◆ Your goal
Retype, exactly as written, every line from the one containing "Recreate this image" down to the one containing "plt.rcParams['font.family'] = ['Liberation", including both, and nothing else.

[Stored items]
....................

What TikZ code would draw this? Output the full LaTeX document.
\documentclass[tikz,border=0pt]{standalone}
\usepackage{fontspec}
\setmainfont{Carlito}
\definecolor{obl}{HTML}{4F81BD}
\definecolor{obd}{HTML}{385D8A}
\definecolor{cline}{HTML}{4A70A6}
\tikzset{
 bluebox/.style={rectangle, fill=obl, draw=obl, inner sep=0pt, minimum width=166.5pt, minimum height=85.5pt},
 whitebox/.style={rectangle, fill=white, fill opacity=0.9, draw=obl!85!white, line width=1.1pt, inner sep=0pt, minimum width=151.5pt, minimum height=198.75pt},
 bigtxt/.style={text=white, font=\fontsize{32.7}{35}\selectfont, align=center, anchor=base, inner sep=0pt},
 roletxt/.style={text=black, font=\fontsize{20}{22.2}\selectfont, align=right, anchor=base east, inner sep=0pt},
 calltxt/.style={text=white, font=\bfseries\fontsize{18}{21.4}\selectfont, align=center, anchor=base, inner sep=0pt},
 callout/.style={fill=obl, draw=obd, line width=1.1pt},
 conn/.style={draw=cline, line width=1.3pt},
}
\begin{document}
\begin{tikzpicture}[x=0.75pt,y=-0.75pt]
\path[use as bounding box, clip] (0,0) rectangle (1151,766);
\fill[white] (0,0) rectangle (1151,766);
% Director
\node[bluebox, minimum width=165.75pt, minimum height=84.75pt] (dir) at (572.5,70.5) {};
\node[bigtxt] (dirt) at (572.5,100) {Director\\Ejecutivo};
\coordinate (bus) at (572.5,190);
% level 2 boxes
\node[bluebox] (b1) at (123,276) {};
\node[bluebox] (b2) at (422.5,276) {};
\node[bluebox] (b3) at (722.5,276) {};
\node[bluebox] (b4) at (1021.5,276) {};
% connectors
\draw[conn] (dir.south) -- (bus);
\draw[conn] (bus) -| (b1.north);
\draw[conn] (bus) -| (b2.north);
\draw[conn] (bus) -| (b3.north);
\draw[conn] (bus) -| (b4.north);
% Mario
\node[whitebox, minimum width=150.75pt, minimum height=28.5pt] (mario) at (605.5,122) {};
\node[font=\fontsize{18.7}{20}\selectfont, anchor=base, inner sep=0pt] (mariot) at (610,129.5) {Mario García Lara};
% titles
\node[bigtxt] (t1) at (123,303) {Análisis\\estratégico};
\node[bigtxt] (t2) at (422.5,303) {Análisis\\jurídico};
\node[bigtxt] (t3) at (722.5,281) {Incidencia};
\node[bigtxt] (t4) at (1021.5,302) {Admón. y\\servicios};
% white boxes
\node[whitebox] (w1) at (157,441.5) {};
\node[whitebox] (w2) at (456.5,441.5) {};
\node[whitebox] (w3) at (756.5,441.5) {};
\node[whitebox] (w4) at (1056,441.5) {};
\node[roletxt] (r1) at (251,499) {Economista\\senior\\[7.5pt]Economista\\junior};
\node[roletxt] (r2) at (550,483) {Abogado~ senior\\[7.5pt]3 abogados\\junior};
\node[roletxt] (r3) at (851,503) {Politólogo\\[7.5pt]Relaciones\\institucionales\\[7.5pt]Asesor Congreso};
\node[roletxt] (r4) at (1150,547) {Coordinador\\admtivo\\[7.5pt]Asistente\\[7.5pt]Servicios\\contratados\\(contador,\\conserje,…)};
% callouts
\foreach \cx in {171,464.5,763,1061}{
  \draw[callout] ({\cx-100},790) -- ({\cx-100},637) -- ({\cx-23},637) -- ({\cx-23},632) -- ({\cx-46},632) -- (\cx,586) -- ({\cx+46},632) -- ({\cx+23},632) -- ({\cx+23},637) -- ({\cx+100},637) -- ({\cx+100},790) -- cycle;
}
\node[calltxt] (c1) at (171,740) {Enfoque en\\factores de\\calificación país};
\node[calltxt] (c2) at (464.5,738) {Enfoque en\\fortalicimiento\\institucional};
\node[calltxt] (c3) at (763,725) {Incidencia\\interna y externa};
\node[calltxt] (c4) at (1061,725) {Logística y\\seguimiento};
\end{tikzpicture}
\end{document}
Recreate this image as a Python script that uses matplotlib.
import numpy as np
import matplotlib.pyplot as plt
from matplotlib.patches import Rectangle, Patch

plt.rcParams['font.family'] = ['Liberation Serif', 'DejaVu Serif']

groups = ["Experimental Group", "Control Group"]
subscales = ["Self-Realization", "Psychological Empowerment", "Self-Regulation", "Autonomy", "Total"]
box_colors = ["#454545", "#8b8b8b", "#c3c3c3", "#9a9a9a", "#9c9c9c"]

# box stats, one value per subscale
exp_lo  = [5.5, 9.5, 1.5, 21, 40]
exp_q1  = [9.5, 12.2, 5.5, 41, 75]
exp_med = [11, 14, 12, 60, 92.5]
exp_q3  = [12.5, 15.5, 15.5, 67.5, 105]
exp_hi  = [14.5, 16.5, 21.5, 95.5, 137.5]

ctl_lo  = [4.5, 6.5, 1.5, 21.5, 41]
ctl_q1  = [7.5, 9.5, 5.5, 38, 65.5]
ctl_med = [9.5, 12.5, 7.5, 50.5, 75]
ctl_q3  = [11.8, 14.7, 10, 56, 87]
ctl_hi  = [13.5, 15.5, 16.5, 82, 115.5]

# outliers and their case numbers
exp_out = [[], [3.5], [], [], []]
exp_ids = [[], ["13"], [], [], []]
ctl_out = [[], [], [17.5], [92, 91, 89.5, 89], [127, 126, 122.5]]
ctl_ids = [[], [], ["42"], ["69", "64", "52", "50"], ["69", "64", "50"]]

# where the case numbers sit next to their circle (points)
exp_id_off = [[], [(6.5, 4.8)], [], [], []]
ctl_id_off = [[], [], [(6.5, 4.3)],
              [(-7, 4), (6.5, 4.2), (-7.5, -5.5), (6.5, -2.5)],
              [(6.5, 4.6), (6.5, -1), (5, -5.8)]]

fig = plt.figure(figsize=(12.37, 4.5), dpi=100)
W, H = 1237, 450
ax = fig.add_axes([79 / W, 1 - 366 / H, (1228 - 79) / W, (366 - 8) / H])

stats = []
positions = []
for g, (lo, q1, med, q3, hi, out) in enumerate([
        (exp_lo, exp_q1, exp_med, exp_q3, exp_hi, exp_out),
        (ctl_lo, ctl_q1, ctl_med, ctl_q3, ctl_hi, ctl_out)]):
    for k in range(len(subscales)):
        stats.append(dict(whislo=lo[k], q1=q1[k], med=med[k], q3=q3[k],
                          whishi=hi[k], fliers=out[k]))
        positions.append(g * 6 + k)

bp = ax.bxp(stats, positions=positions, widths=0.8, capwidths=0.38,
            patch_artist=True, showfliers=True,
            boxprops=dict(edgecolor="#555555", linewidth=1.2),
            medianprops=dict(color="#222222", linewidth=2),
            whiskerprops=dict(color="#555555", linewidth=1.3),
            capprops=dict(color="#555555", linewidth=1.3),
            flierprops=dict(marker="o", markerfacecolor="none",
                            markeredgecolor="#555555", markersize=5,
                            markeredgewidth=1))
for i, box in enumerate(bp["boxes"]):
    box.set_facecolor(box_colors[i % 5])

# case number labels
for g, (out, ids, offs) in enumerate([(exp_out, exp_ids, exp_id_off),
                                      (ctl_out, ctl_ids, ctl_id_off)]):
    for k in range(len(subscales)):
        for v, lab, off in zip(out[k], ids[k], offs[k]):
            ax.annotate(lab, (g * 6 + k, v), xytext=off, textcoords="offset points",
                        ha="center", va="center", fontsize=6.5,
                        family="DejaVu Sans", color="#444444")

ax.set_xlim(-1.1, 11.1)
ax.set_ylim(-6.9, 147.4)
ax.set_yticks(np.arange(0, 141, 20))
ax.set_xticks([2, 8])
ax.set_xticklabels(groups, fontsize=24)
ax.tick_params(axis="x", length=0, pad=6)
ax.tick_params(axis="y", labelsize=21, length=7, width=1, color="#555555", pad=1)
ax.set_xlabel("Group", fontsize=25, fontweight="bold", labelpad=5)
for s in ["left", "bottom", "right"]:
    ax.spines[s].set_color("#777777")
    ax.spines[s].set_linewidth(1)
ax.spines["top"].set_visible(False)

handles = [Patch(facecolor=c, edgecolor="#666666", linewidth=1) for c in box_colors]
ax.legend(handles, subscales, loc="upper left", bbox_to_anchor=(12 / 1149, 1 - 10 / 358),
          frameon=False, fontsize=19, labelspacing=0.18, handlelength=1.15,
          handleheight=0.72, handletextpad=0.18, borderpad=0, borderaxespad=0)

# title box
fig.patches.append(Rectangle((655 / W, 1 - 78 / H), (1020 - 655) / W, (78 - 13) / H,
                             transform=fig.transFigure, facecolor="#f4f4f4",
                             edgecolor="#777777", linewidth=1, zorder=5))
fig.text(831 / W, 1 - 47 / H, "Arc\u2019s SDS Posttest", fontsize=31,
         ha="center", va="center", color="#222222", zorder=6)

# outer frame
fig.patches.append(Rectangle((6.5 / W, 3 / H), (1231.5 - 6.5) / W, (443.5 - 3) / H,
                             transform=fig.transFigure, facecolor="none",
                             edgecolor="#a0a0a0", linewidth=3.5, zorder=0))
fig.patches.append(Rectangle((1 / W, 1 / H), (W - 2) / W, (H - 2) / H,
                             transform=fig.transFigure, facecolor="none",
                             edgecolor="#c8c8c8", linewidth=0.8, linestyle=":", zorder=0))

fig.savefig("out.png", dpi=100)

....................

◆ Task answer
Recreate this image as a Python script that uses matplotlib.
import numpy as np
import matplotlib.pyplot as plt
from matplotlib.patches import Rectangle, Patch

plt.rcParams['font.family'] = ['Liberation Serif', 'DejaVu Serif']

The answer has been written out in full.